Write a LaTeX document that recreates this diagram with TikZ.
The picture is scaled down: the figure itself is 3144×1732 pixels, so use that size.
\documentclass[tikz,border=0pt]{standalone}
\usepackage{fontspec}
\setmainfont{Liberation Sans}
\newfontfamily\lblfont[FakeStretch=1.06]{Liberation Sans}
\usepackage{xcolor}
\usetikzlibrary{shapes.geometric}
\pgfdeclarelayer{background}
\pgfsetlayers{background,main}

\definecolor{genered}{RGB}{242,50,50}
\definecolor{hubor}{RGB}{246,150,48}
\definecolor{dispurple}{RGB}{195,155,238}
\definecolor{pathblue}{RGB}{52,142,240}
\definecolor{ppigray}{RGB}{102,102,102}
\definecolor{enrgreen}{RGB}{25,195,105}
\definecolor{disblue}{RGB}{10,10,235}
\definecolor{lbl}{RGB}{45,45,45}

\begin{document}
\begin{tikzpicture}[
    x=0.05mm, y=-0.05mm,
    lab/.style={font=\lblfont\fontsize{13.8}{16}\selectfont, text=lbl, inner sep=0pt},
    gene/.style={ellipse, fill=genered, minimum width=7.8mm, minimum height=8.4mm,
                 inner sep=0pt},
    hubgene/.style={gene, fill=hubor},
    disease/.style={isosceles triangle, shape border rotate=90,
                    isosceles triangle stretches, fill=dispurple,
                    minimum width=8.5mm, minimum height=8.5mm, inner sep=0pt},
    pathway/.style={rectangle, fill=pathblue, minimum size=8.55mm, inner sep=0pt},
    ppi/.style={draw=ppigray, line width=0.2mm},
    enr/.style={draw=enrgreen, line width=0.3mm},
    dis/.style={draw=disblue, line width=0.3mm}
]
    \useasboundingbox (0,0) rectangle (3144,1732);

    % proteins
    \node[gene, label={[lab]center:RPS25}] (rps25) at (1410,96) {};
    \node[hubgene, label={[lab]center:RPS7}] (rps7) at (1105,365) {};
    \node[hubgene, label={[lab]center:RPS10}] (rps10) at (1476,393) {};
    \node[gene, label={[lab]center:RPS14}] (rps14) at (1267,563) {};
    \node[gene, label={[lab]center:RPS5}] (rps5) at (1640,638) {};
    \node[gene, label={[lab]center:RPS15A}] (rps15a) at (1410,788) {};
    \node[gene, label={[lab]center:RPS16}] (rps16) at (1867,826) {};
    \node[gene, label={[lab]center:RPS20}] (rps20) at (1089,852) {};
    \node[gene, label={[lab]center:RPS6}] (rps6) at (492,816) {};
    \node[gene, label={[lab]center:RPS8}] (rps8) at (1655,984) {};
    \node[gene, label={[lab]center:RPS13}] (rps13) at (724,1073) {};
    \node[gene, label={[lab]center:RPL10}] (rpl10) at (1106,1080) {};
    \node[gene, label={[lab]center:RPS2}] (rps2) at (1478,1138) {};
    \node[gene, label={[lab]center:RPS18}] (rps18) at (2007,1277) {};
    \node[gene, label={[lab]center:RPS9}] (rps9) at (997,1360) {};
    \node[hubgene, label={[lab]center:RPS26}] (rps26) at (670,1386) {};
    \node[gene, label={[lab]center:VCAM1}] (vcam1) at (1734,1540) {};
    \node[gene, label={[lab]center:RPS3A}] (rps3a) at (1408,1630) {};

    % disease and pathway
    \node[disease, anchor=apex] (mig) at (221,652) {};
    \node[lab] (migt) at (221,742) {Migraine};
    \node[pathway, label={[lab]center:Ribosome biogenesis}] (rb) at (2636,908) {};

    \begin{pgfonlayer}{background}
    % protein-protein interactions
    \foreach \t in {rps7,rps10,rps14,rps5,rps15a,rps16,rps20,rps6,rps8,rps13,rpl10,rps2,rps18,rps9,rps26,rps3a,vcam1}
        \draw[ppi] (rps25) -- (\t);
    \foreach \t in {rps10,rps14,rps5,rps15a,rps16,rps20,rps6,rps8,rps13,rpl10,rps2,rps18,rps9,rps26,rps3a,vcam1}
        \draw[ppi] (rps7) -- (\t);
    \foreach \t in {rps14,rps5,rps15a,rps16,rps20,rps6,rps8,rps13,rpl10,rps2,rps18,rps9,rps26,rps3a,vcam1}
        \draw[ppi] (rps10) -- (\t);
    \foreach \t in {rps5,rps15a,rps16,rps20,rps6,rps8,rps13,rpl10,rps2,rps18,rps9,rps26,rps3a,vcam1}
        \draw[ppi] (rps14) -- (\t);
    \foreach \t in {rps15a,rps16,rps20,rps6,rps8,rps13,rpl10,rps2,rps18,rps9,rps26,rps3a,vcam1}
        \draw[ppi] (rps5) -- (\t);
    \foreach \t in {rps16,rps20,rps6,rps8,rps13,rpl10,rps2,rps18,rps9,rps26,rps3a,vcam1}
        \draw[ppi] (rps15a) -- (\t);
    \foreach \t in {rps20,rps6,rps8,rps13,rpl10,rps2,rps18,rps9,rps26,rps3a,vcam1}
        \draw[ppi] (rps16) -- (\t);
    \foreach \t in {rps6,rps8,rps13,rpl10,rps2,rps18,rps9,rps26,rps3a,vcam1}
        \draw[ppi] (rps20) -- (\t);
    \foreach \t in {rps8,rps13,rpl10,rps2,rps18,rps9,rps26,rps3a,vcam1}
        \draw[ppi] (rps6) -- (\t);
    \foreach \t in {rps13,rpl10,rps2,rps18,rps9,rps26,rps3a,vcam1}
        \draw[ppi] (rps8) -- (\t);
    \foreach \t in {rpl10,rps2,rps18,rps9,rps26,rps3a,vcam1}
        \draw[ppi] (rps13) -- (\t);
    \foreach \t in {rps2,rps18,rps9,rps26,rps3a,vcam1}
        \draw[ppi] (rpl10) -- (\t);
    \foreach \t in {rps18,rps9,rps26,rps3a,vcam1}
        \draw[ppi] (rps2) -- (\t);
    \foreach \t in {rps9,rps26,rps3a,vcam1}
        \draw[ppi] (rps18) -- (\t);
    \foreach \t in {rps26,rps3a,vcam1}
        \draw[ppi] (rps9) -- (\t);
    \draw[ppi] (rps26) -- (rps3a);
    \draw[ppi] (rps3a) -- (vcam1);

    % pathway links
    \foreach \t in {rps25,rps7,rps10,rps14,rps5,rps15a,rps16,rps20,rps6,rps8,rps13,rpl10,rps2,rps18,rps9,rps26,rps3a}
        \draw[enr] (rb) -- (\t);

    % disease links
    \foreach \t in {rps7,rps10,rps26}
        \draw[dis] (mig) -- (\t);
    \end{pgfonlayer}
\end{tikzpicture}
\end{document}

AIM OF THE TASK => Nothing in the data may differ; print all of it exactly as written.

FULL OUTPUT =>
Write a LaTeX document that recreates this diagram with TikZ.
The picture is scaled down: the figure itself is 3144×1732 pixels, so use that size.
\documentclass[tikz,border=0pt]{standalone}
\usepackage{fontspec}
\setmainfont{Liberation Sans}
\newfontfamily\lblfont[FakeStretch=1.06]{Liberation Sans}
\usepackage{xcolor}
\usetikzlibrary{shapes.geometric}
\pgfdeclarelayer{background}
\pgfsetlayers{background,main}

\definecolor{genered}{RGB}{242,50,50}
\definecolor{hubor}{RGB}{246,150,48}
\definecolor{dispurple}{RGB}{195,155,238}
\definecolor{pathblue}{RGB}{52,142,240}
\definecolor{ppigray}{RGB}{102,102,102}
\definecolor{enrgreen}{RGB}{25,195,105}
\definecolor{disblue}{RGB}{10,10,235}
\definecolor{lbl}{RGB}{45,45,45}

\begin{document}
\begin{tikzpicture}[
    x=0.05mm, y=-0.05mm,
    lab/.style={font=\lblfont\fontsize{13.8}{16}\selectfont, text=lbl, inner sep=0pt},
    gene/.style={ellipse, fill=genered, minimum width=7.8mm, minimum height=8.4mm,
                 inner sep=0pt},
    hubgene/.style={gene, fill=hubor},
    disease/.style={isosceles triangle, shape border rotate=90,
                    isosceles triangle stretches, fill=dispurple,
                    minimum width=8.5mm, minimum height=8.5mm, inner sep=0pt},
    pathway/.style={rectangle, fill=pathblue, minimum size=8.55mm, inner sep=0pt},
    ppi/.style={draw=ppigray, line width=0.2mm},
    enr/.style={draw=enrgreen, line width=0.3mm},
    dis/.style={draw=disblue, line width=0.3mm}
]
    \useasboundingbox (0,0) rectangle (3144,1732);

    % proteins
    \node[gene, label={[lab]center:RPS25}] (rps25) at (1410,96) {};
    \node[hubgene, label={[lab]center:RPS7}] (rps7) at (1105,365) {};
    \node[hubgene, label={[lab]center:RPS10}] (rps10) at (1476,393) {};
    \node[gene, label={[lab]center:RPS14}] (rps14) at (1267,563) {};
    \node[gene, label={[lab]center:RPS5}] (rps5) at (1640,638) {};
    \node[gene, label={[lab]center:RPS15A}] (rps15a) at (1410,788) {};
    \node[gene, label={[lab]center:RPS16}] (rps16) at (1867,826) {};
    \node[gene, label={[lab]center:RPS20}] (rps20) at (1089,852) {};
    \node[gene, label={[lab]center:RPS6}] (rps6) at (492,816) {};
    \node[gene, label={[lab]center:RPS8}] (rps8) at (1655,984) {};
    \node[gene, label={[lab]center:RPS13}] (rps13) at (724,1073) {};
    \node[gene, label={[lab]center:RPL10}] (rpl10) at (1106,1080) {};
    \node[gene, label={[lab]center:RPS2}] (rps2) at (1478,1138) {};
    \node[gene, label={[lab]center:RPS18}] (rps18) at (2007,1277) {};
    \node[gene, label={[lab]center:RPS9}] (rps9) at (997,1360) {};
    \node[hubgene, label={[lab]center:RPS26}] (rps26) at (670,1386) {};
    \node[gene, label={[lab]center:VCAM1}] (vcam1) at (1734,1540) {};
    \node[gene, label={[lab]center:RPS3A}] (rps3a) at (1408,1630) {};

    % disease and pathway
    \node[disease, anchor=apex] (mig) at (221,652) {};
    \node[lab] (migt) at (221,742) {Migraine};
    \node[pathway, label={[lab]center:Ribosome biogenesis}] (rb) at (2636,908) {};

    \begin{pgfonlayer}{background}
    % protein-protein interactions
    \foreach \t in {rps7,rps10,rps14,rps5,rps15a,rps16,rps20,rps6,rps8,rps13,rpl10,rps2,rps18,rps9,rps26,rps3a,vcam1}
        \draw[ppi] (rps25) -- (\t);
    \foreach \t in {rps10,rps14,rps5,rps15a,rps16,rps20,rps6,rps8,rps13,rpl10,rps2,rps18,rps9,rps26,rps3a,vcam1}
        \draw[ppi] (rps7) -- (\t);
    \foreach \t in {rps14,rps5,rps15a,rps16,rps20,rps6,rps8,rps13,rpl10,rps2,rps18,rps9,rps26,rps3a,vcam1}
        \draw[ppi] (rps10) -- (\t);
    \foreach \t in {rps5,rps15a,rps16,rps20,rps6,rps8,rps13,rpl10,rps2,rps18,rps9,rps26,rps3a,vcam1}
        \draw[ppi] (rps14) -- (\t);
    \foreach \t in {rps15a,rps16,rps20,rps6,rps8,rps13,rpl10,rps2,rps18,rps9,rps26,rps3a,vcam1}
        \draw[ppi] (rps5) -- (\t);
    \foreach \t in {rps16,rps20,rps6,rps8,rps13,rpl10,rps2,rps18,rps9,rps26,rps3a,vcam1}
        \draw[ppi] (rps15a) -- (\t);
    \foreach \t in {rps20,rps6,rps8,rps13,rpl10,rps2,rps18,rps9,rps26,rps3a,vcam1}
        \draw[ppi] (rps16) -- (\t);
    \foreach \t in {rps6,rps8,rps13,rpl10,rps2,rps18,rps9,rps26,rps3a,vcam1}
        \draw[ppi] (rps20) -- (\t);
    \foreach \t in {rps8,rps13,rpl10,rps2,rps18,rps9,rps26,rps3a,vcam1}
        \draw[ppi] (rps6) -- (\t);
    \foreach \t in {rps13,rpl10,rps2,rps18,rps9,rps26,rps3a,vcam1}
        \draw[ppi] (rps8) -- (\t);
    \foreach \t in {rpl10,rps2,rps18,rps9,rps26,rps3a,vcam1}
        \draw[ppi] (rps13) -- (\t);
    \foreach \t in {rps2,rps18,rps9,rps26,rps3a,vcam1}
        \draw[ppi] (rpl10) -- (\t);
    \foreach \t in {rps18,rps9,rps26,rps3a,vcam1}
        \draw[ppi] (rps2) -- (\t);
    \foreach \t in {rps9,rps26,rps3a,vcam1}
        \draw[ppi] (rps18) -- (\t);
    \foreach \t in {rps26,rps3a,vcam1}
        \draw[ppi] (rps9) -- (\t);
    \draw[ppi] (rps26) -- (rps3a);
    \draw[ppi] (rps3a) -- (vcam1);

    % pathway links
    \foreach \t in {rps25,rps7,rps10,rps14,rps5,rps15a,rps16,rps20,rps6,rps8,rps13,rpl10,rps2,rps18,rps9,rps26,rps3a}
        \draw[enr] (rb) -- (\t);

    % disease links
    \foreach \t in {rps7,rps10,rps26}
        \draw[dis] (mig) -- (\t);
    \end{pgfonlayer}
\end{tikzpicture}
\end{document}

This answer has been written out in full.